On the other hand, open assessment
- Fosters the ability to design and manage tools to monitor the environment.
- Incentives critical learning.
The certification
Quite often tied to assessment, certification is granting what you assessed, is providing legitimacy to it. It can be badges, it can be other ways. Above all, open certification
- Provides decentralized ways to certificate that are more difficult to manipulate.
- Help in focussing on competences or skills rather than in content or information.
The CV
Yes. So we’re done with our learning process, right? We learnt, we were assessed and certified. How do we let other people know what we did? We usually tell them. Should they believe us? Meh. Does the certification that is on the paper really explain what we did… and how? Meh. More important indeed: did we learn how to replicate what we learnt? Did we learn to learn?
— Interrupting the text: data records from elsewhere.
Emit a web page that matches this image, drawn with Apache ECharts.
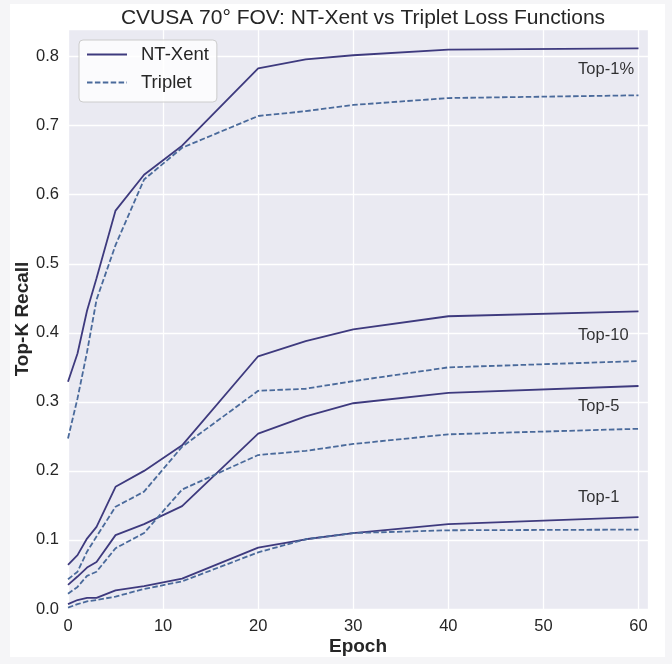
<!DOCTYPE html>
<html>
<head>
<meta charset="utf-8">
<script src="https://cdn.jsdelivr.net/npm/echarts@6/dist/echarts.min.js"></script>
<style>
  html, body { margin: 0; padding: 0; background: #f5f5f7; }
  #chart { width: 672px; height: 664px; }
</style>
</head>
<body>
<div id="chart"></div>
<script>
// epochs at which recall was measured
var epochs = [0, 1, 2, 3, 5, 8, 12, 20, 25, 30, 40, 60];

// NT-Xent loss
var ntTop1pct = [0.329, 0.370, 0.432, 0.479, 0.577, 0.629, 0.671, 0.783, 0.796, 0.802, 0.810, 0.812];
var ntTop10   = [0.064, 0.078, 0.102, 0.119, 0.177, 0.200, 0.237, 0.366, 0.388, 0.405, 0.424, 0.431];
var ntTop5    = [0.035, 0.047, 0.060, 0.068, 0.107, 0.123, 0.149, 0.254, 0.279, 0.298, 0.313, 0.323];
var ntTop1    = [0.007, 0.013, 0.016, 0.016, 0.027, 0.033, 0.044, 0.089, 0.101, 0.110, 0.123, 0.133];

// Triplet loss
var trTop1pct = [0.247, 0.305, 0.372, 0.448, 0.527, 0.622, 0.668, 0.714, 0.721, 0.730, 0.740, 0.744];
var trTop10   = [0.043, 0.054, 0.083, 0.105, 0.148, 0.170, 0.235, 0.316, 0.319, 0.330, 0.350, 0.359];
var trTop5    = [0.022, 0.032, 0.048, 0.054, 0.088, 0.110, 0.173, 0.223, 0.229, 0.239, 0.253, 0.261];
var trTop1    = [0.002, 0.007, 0.011, 0.013, 0.018, 0.029, 0.040, 0.082, 0.101, 0.110, 0.114, 0.115];

// curve labels: [epoch, recall, text]
var curveLabels = [
  [53.65, 0.7815, 'Top-1%'],
  [53.65, 0.3965, 'Top-10'],
  [53.65, 0.2928, 'Top-5'],
  [53.65, 0.162, 'Top-1']
];

var FONT = '"Liberation Sans", Arial, sans-serif';
var TXT = '#262626';
var NT_COLOR = '#3e3a7e';
var TR_COLOR = '#4a6a9b';

function pairs(vals) {
  return epochs.map(function (e, i) { return [e, vals[i]]; });
}

function lineSeries(name, vals, color, dashed) {
  return {
    name: name,
    type: 'line',
    data: pairs(vals),
    symbol: 'none',
    showSymbol: false,
    smooth: false,
    lineStyle: {
      color: color,
      width: 1.8,
      type: dashed ? [5.5, 2.4] : 'solid'
    },
    itemStyle: { color: color },
    z: 3
  };
}

var chart = echarts.init(document.getElementById('chart'));

chart.setOption({
  backgroundColor: 'transparent',
  animation: false,
  graphic: [{
    type: 'rect',
    z: -10,
    silent: true,
    shape: { x: 10, y: 4, width: 655, height: 653 },
    style: { fill: '#ffffff' }
  }],
  title: {
    text: 'CVUSA 70° FOV: NT-Xent vs Triplet Loss Functions',
    left: 358,
    top: 3,
    textAlign: 'center',
    textStyle: { fontFamily: FONT, fontSize: 21, fontWeight: 'normal', color: TXT }
  },
  legend: {
    data: ['NT-Xent', 'Triplet'],
    orient: 'vertical',
    left: 79,
    top: 40,
    itemWidth: 40,
    itemHeight: 18,
    itemGap: 9,
    padding: [5, 8, 10, 7],
    itemStyle: { opacity: 0, borderWidth: 0 },
    backgroundColor: 'rgba(255,255,255,0.8)',
    borderColor: '#cccccc',
    borderWidth: 1,
    borderRadius: 4,
    textStyle: { fontFamily: FONT, fontSize: 18.5, color: TXT, padding: [0, 0, 0, 9] }
  },
  grid: {
    left: 68,
    right: 24,
    top: 29,
    bottom: 55,
    show: true,
    backgroundColor: '#eaeaf2',
    borderWidth: 0
  },
  xAxis: {
    type: 'value',
    min: 0,
    max: 61,
    interval: 10,
    name: 'Epoch',
    nameLocation: 'middle',
    nameGap: 28,
    nameMoveOverlap: false,
    nameTextStyle: { fontFamily: FONT, fontSize: 19, fontWeight: 'bold', color: TXT },
    axisLine: { show: false },
    axisTick: { show: false },
    axisLabel: { fontFamily: FONT, fontSize: 16.5, color: TXT, margin: 9, showMaxLabel: false },
    splitLine: { show: true, lineStyle: { color: '#ffffff', width: 1.3 } }
  },
  yAxis: {
    type: 'value',
    min: 0,
    max: 0.84,
    interval: 0.1,
    name: 'Top-K Recall',
    nameLocation: 'middle',
    nameGap: 36,
    nameMoveOverlap: false,
    nameTextStyle: { fontFamily: FONT, fontSize: 19, fontWeight: 'bold', color: TXT },
    axisLine: { show: false },
    axisTick: { show: false },
    axisLabel: {
      fontFamily: FONT, fontSize: 16.5, color: TXT, margin: 9, showMaxLabel: false,
      formatter: function (v) { return v.toFixed(1); }
    },
    splitLine: { show: true, lineStyle: { color: '#ffffff', width: 1.3 } }
  },
  series: [
    lineSeries('NT-Xent', ntTop1pct, NT_COLOR, false),
    lineSeries('NT-Xent', ntTop10, NT_COLOR, false),
    lineSeries('NT-Xent', ntTop5, NT_COLOR, false),
    lineSeries('NT-Xent', ntTop1, NT_COLOR, false),
    lineSeries('Triplet', trTop1pct, TR_COLOR, true),
    lineSeries('Triplet', trTop10, TR_COLOR, true),
    lineSeries('Triplet', trTop5, TR_COLOR, true),
    lineSeries('Triplet', trTop1, TR_COLOR, true),
    {
      name: 'curve labels',
      type: 'scatter',
      data: curveLabels,
      symbolSize: 0,
      silent: true,
      label: {
        show: true,
        position: 'right',
        distance: 0,
        verticalAlign: 'middle',
        fontFamily: FONT,
        fontSize: 16.5,
        color: '#000000',
        formatter: function (p) { return p.data[2]; }
      },
      z: 4
    }
  ]
});
</script>
</body>
</html>
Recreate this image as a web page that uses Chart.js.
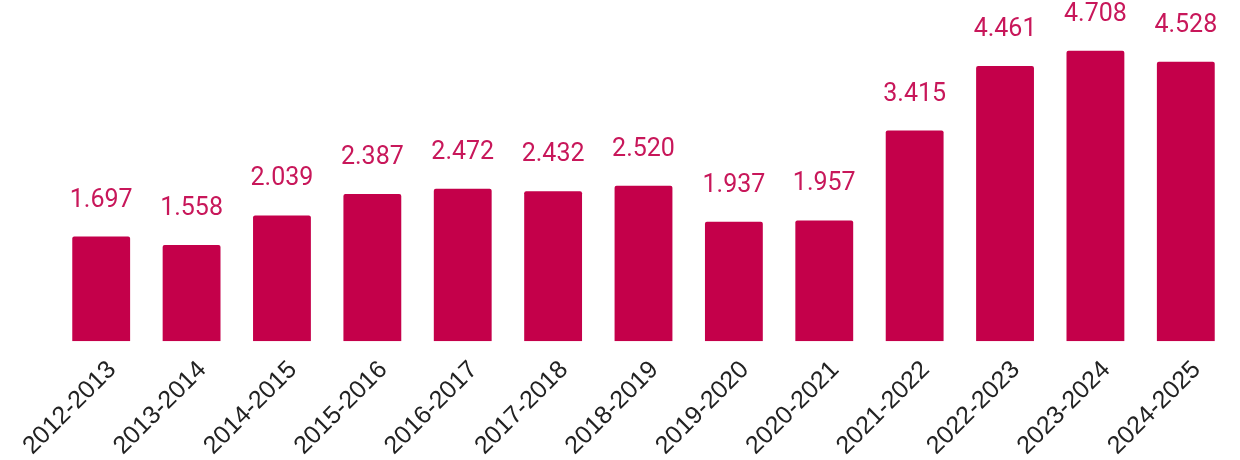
<!DOCTYPE html>
<html>
<head>
<meta charset="utf-8">
<script src="https://cdn.jsdelivr.net/npm/chart.js@4"></script>
<style>
  html, body { margin: 0; padding: 0; background: #ffffff; }
  #wrap { width: 1240px; height: 460px; position: relative; }
</style>
</head>
<body>
<div id="wrap"><canvas id="chart"></canvas></div>
<script>
// Data
const seasons = ['2012-2013', '2013-2014', '2014-2015', '2015-2016', '2016-2017', '2017-2018', '2018-2019',
                 '2019-2020', '2020-2021', '2021-2022', '2022-2023', '2023-2024', '2024-2025'];
const values = [1.697, 1.558, 2.039, 2.387, 2.472, 2.432, 2.520, 1.937, 1.957, 3.415, 4.461, 4.708, 4.528];

const barColor = '#c4004a';

// Draw the value above each bar
const valueLabels = {
    id: 'valueLabels',
    afterDatasetsDraw(chart) {
        const ctx = chart.ctx;
        const meta = chart.getDatasetMeta(0);
        ctx.save();
        ctx.font = '25px Roboto';
        ctx.fillStyle = '#c8175a';
        ctx.textAlign = 'center';
        ctx.textBaseline = 'alphabetic';
        meta.data.forEach((bar, i) => {
            ctx.fillText(values[i].toFixed(3), bar.x, bar.y - 30);
        });
        ctx.restore();
    }
};

new Chart(document.getElementById('chart'), {
    type: 'bar',
    data: {
        labels: seasons,
        datasets: [{
            data: values,
            backgroundColor: barColor,
            borderRadius: 2,
            borderSkipped: 'bottom',
            categoryPercentage: 0.64,
            barPercentage: 1.0
        }]
    },
    options: {
        responsive: true,
        maintainAspectRatio: false,
        animation: false,
        layout: { padding: { left: 56, right: 9, top: 0, bottom: -7 } },
        scales: {
            y: {
                display: false,
                min: 0,
                max: 5.53
            },
            x: {
                grid: { display: false },
                border: { display: false },
                ticks: {
                    color: '#222222',
                    font: { family: 'Liberation Sans', size: 25 },
                    minRotation: 45,
                    maxRotation: 45,
                    labelOffset: 11,
                    padding: 6
                }
            }
        },
        plugins: {
            legend: { display: false },
            tooltip: { enabled: false }
        }
    },
    plugins: [valueLabels]
});
</script>
</body>
</html>
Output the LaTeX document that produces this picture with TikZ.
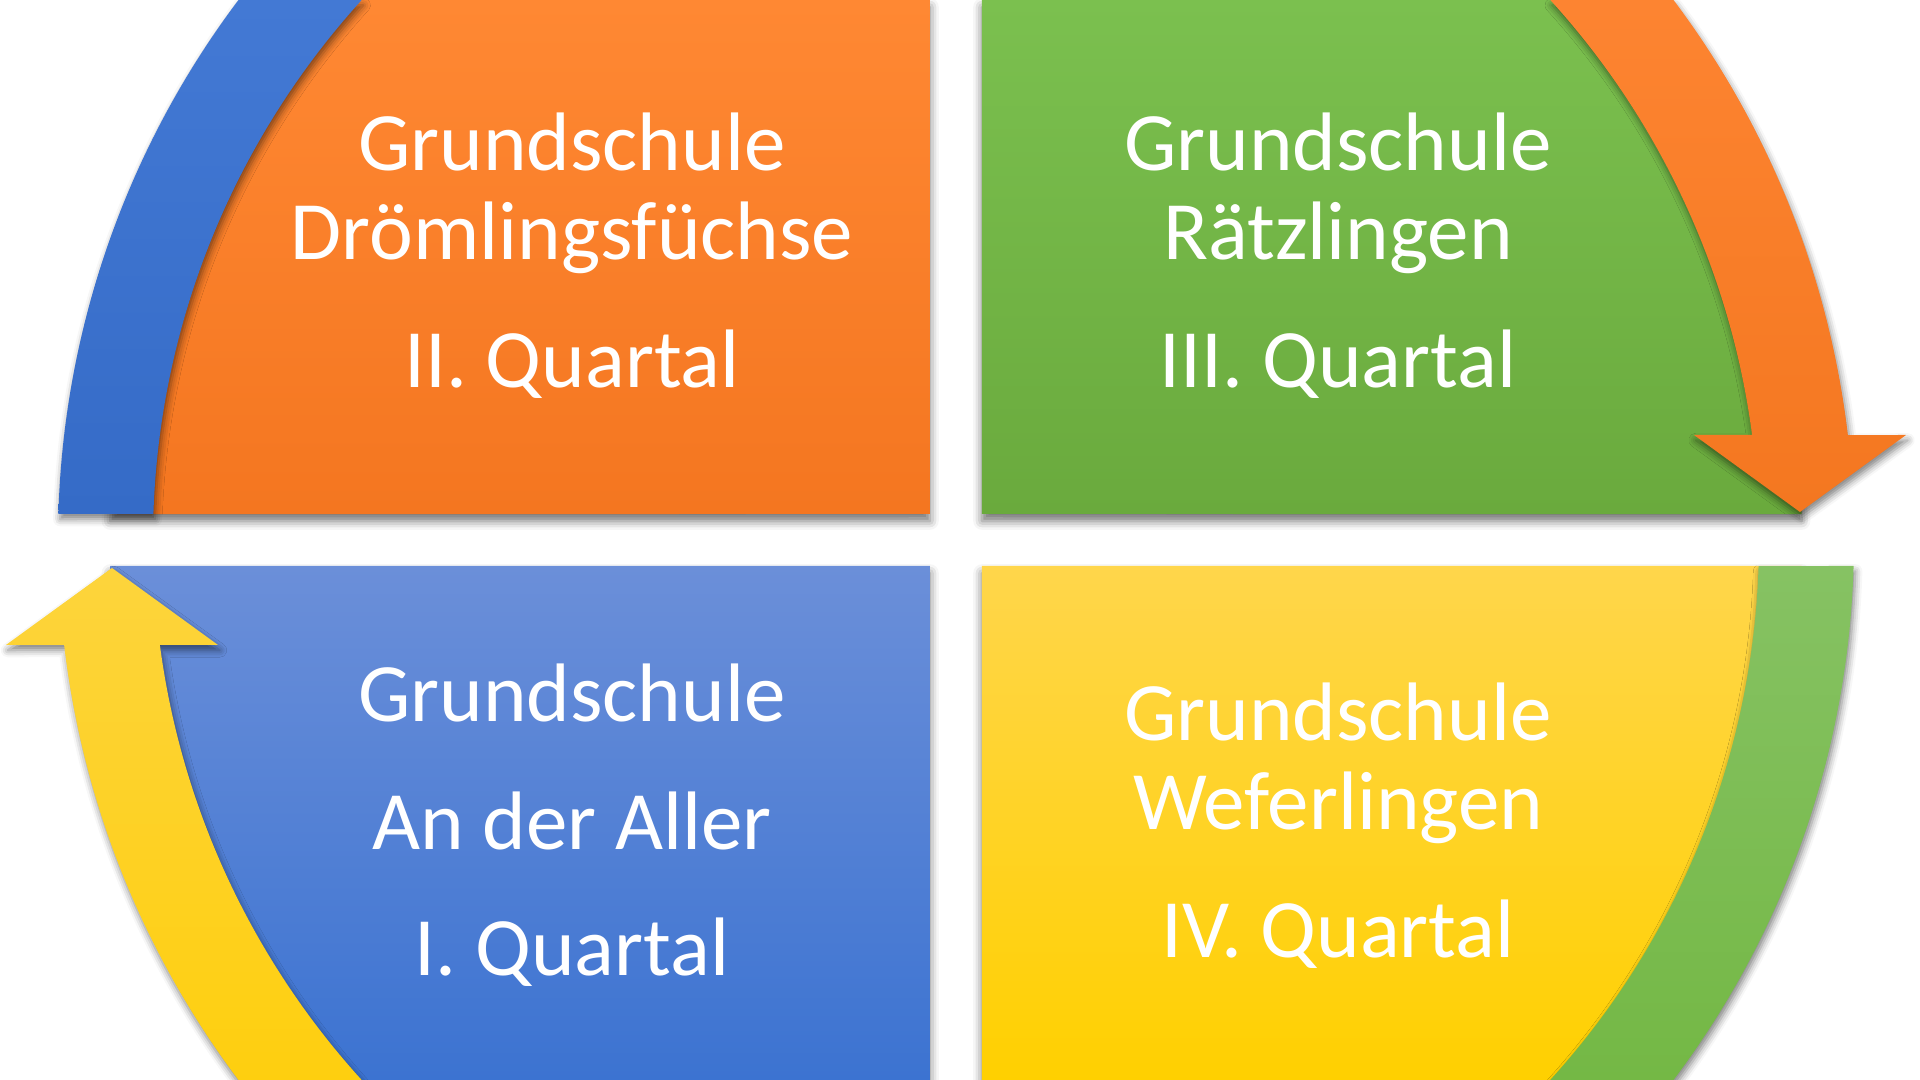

e-Portfolios and Personal Learning Environments are our open CV or our open resume. If well designed, if well managed, if open enough, they will
- Be always live and up-to-date.
- Show our sources, our processes and our outputs and outcomes.
- Be a tool, not a product, we can reuse and re-apply for whatever other knowledge intensive task, whatever other learning process.
- Clearly and unavoidably put us in the middle of the whole learning ecosystem we built.
So, this is open social learning: letting the learner out and letting third parties in of the learning process. It is not about sharing some minor stuff on some specific social networking sites. It is about opening gates on the walls of the education institutions: the school, the classroom, the textbook, the syllabus, the library, the schedule, the teacher, the assessment, the certification, even the CV.
It is not about tools. It is about concepts, it is about processes, it is about protocols.
And, more interestingly enough: open social learning is not against traditional institutions, but about complementing them, about enhancing them, about institutions dumping unnecessary ballast to be able to focus in the aspects of the learning process where they are more efficient and effective.
Open social learning is judo, not boxing.